▸ **EXERCISE DETAILS**: For the copy, please give all of the data again exactly and leave the pictures out.

▸ **SOURCE EXCERPT**:
_ _ _
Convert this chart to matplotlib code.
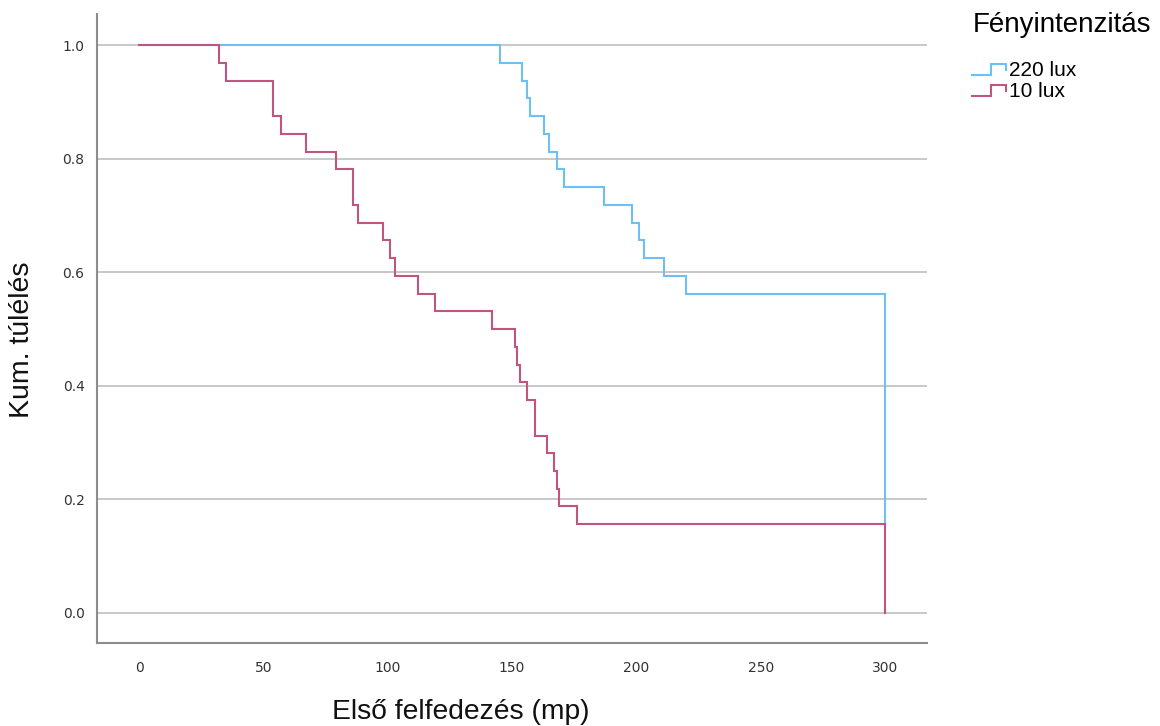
import numpy as np
import matplotlib
matplotlib.use("Agg")
import matplotlib.pyplot as plt
from matplotlib.legend_handler import HandlerBase
from matplotlib.lines import Line2D

# ---- data (event times in seconds, no censoring; n = 32 per group) ----
groups = ["220 lux", "10 lux"]
times_220 = [145, 154, 156, 157, 163, 165, 168, 171, 187, 198, 201, 203, 211, 220] + [300] * 18
times_10 = [32, 35, 54, 54, 57, 67, 79, 86, 86, 88, 98, 101, 103, 112, 119, 142,
            151, 152, 153, 156, 159, 159, 164, 167, 168, 169, 176] + [300] * 5
colors = ["#6cc0f5", "#c2557f"]
x_ticks = [0, 50, 100, 150, 200, 250, 300]
y_ticks = [0.0, 0.2, 0.4, 0.6, 0.8, 1.0]
x_label = "Első felfedezés (mp)"
y_label = "Kum. túlélés"
legend_title = "Fényintenzitás"


def km_steps(times):
    t = np.array(times, dtype=float)
    n = len(t)
    uniq, counts = np.unique(t, return_counts=True)
    surv = 1 - np.cumsum(counts) / n
    xs = np.concatenate([[0.0], uniq])
    ys = np.concatenate([[1.0], surv])
    return xs, ys


class StepHandler(HandlerBase):
    def create_artists(self, legend, orig_handle, xdescent, ydescent, width, height, fontsize, trans):
        x0, x1 = -xdescent, -xdescent + width
        xm = x0 + 0.55 * width
        ylo = -ydescent + 0.05 * height
        yhi = -ydescent + 0.8 * height
        ymid = -ydescent + 0.4 * height
        line = Line2D([x0, xm, xm, x1, x1], [ylo, ylo, yhi, yhi, ymid],
                      color=orig_handle.get_color(), lw=orig_handle.get_linewidth(),
                      solid_joinstyle="miter", transform=trans)
        return [line]


fig = plt.figure(figsize=(11.6, 7.26), dpi=100)
ax = fig.add_axes([97 / 1160, 1 - 643 / 726, (927 - 97) / 1160, (643 - 14) / 726])

handles = []
for name, times, c in zip(groups, [times_220, times_10], colors):
    xs, ys = km_steps(times)
    h, = ax.step(xs, ys, where="post", color=c, lw=1.5, label=name, solid_joinstyle="miter")
    handles.append(h)

ax.set_xlim(-16.9, 316.8)
ax.set_ylim(-0.053, 1.055)
ax.set_xticks(x_ticks)
ax.set_yticks(y_ticks)
ax.set_yticklabels([f"{v:.1f}" for v in y_ticks])
ax.tick_params(axis="both", length=0, labelsize=10, colors="#333333")
ax.tick_params(axis="x", pad=13)
ax.tick_params(axis="y", pad=9)
ax.grid(axis="y", color="#c8c8c8", lw=1.4)
ax.set_axisbelow(True)
for s in ["top", "right"]:
    ax.spines[s].set_visible(False)
for s in ["left", "bottom"]:
    ax.spines[s].set_color("#8c8c8c")
    ax.spines[s].set_linewidth(1.5)

ax.set_xlabel(x_label, fontsize=20.3, family="Liberation Sans", color="#111111")
ax.xaxis.set_label_coords((461 - 97) / 830, (643 - 712) / 629)
ax.xaxis.label.set_va("center")
ax.set_ylabel(y_label, fontsize=20.5, family="Liberation Sans", color="#111111")
ax.yaxis.set_label_coords((22 - 97) / 830, (643 - 340) / 629)
ax.yaxis.label.set_va("center")

leg = fig.legend(handles=handles, labels=groups, title=legend_title,
                 loc="upper left", bbox_to_anchor=(964 / 1160, 1 - 4 / 726),
                 frameon=False, handler_map={Line2D: StepHandler()},
                 handlelength=1.6, handletextpad=0.15, labelspacing=0.1,
                 prop={"family": "Liberation Sans", "size": 15},
                 title_fontproperties={"family": "Liberation Sans", "size": 20},
                 alignment="left", borderaxespad=0)
leg._legend_box.sep = 16

fig.savefig("out.png", dpi=100)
_ _ _
▸ **SOLUTION**:
Convert this chart to matplotlib code.
import numpy as np
import matplotlib
matplotlib.use("Agg")
import matplotlib.pyplot as plt
from matplotlib.legend_handler import HandlerBase
from matplotlib.lines import Line2D

# ---- data (event times in seconds, no censoring; n = 32 per group) ----
groups = ["220 lux", "10 lux"]
times_220 = [145, 154, 156, 157, 163, 165, 168, 171, 187, 198, 201, 203, 211, 220] + [300] * 18
times_10 = [32, 35, 54, 54, 57, 67, 79, 86, 86, 88, 98, 101, 103, 112, 119, 142,
            151, 152, 153, 156, 159, 159, 164, 167, 168, 169, 176] + [300] * 5
colors = ["#6cc0f5", "#c2557f"]
x_ticks = [0, 50, 100, 150, 200, 250, 300]
y_ticks = [0.0, 0.2, 0.4, 0.6, 0.8, 1.0]
x_label = "Első felfedezés (mp)"
y_label = "Kum. túlélés"
legend_title = "Fényintenzitás"


def km_steps(times):
    t = np.array(times, dtype=float)
    n = len(t)
    uniq, counts = np.unique(t, return_counts=True)
    surv = 1 - np.cumsum(counts) / n
    xs = np.concatenate([[0.0], uniq])
    ys = np.concatenate([[1.0], surv])
    return xs, ys


class StepHandler(HandlerBase):
    def create_artists(self, legend, orig_handle, xdescent, ydescent, width, height, fontsize, trans):
        x0, x1 = -xdescent, -xdescent + width
        xm = x0 + 0.55 * width
        ylo = -ydescent + 0.05 * height
        yhi = -ydescent + 0.8 * height
        ymid = -ydescent + 0.4 * height
        line = Line2D([x0, xm, xm, x1, x1], [ylo, ylo, yhi, yhi, ymid],
                      color=orig_handle.get_color(), lw=orig_handle.get_linewidth(),
                      solid_joinstyle="miter", transform=trans)
        return [line]


fig = plt.figure(figsize=(11.6, 7.26), dpi=100)
ax = fig.add_axes([97 / 1160, 1 - 643 / 726, (927 - 97) / 1160, (643 - 14) / 726])

handles = []
for name, times, c in zip(groups, [times_220, times_10], colors):
    xs, ys = km_steps(times)
    h, = ax.step(xs, ys, where="post", color=c, lw=1.5, label=name, solid_joinstyle="miter")
    handles.append(h)

ax.set_xlim(-16.9, 316.8)
ax.set_ylim(-0.053, 1.055)
ax.set_xticks(x_ticks)
ax.set_yticks(y_ticks)
ax.set_yticklabels([f"{v:.1f}" for v in y_ticks])
ax.tick_params(axis="both", length=0, labelsize=10, colors="#333333")
ax.tick_params(axis="x", pad=13)
ax.tick_params(axis="y", pad=9)
ax.grid(axis="y", color="#c8c8c8", lw=1.4)
ax.set_axisbelow(True)
for s in ["top", "right"]:
    ax.spines[s].set_visible(False)
for s in ["left", "bottom"]:
    ax.spines[s].set_color("#8c8c8c")
    ax.spines[s].set_linewidth(1.5)

ax.set_xlabel(x_label, fontsize=20.3, family="Liberation Sans", color="#111111")
ax.xaxis.set_label_coords((461 - 97) / 830, (643 - 712) / 629)
ax.xaxis.label.set_va("center")
ax.set_ylabel(y_label, fontsize=20.5, family="Liberation Sans", color="#111111")
ax.yaxis.set_label_coords((22 - 97) / 830, (643 - 340) / 629)
ax.yaxis.label.set_va("center")

leg = fig.legend(handles=handles, labels=groups, title=legend_title,
                 loc="upper left", bbox_to_anchor=(964 / 1160, 1 - 4 / 726),
                 frameon=False, handler_map={Line2D: StepHandler()},
                 handlelength=1.6, handletextpad=0.15, labelspacing=0.1,
                 prop={"family": "Liberation Sans", "size": 15},
                 title_fontproperties={"family": "Liberation Sans", "size": 20},
                 alignment="left", borderaxespad=0)
leg._legend_box.sep = 16

fig.savefig("out.png", dpi=100)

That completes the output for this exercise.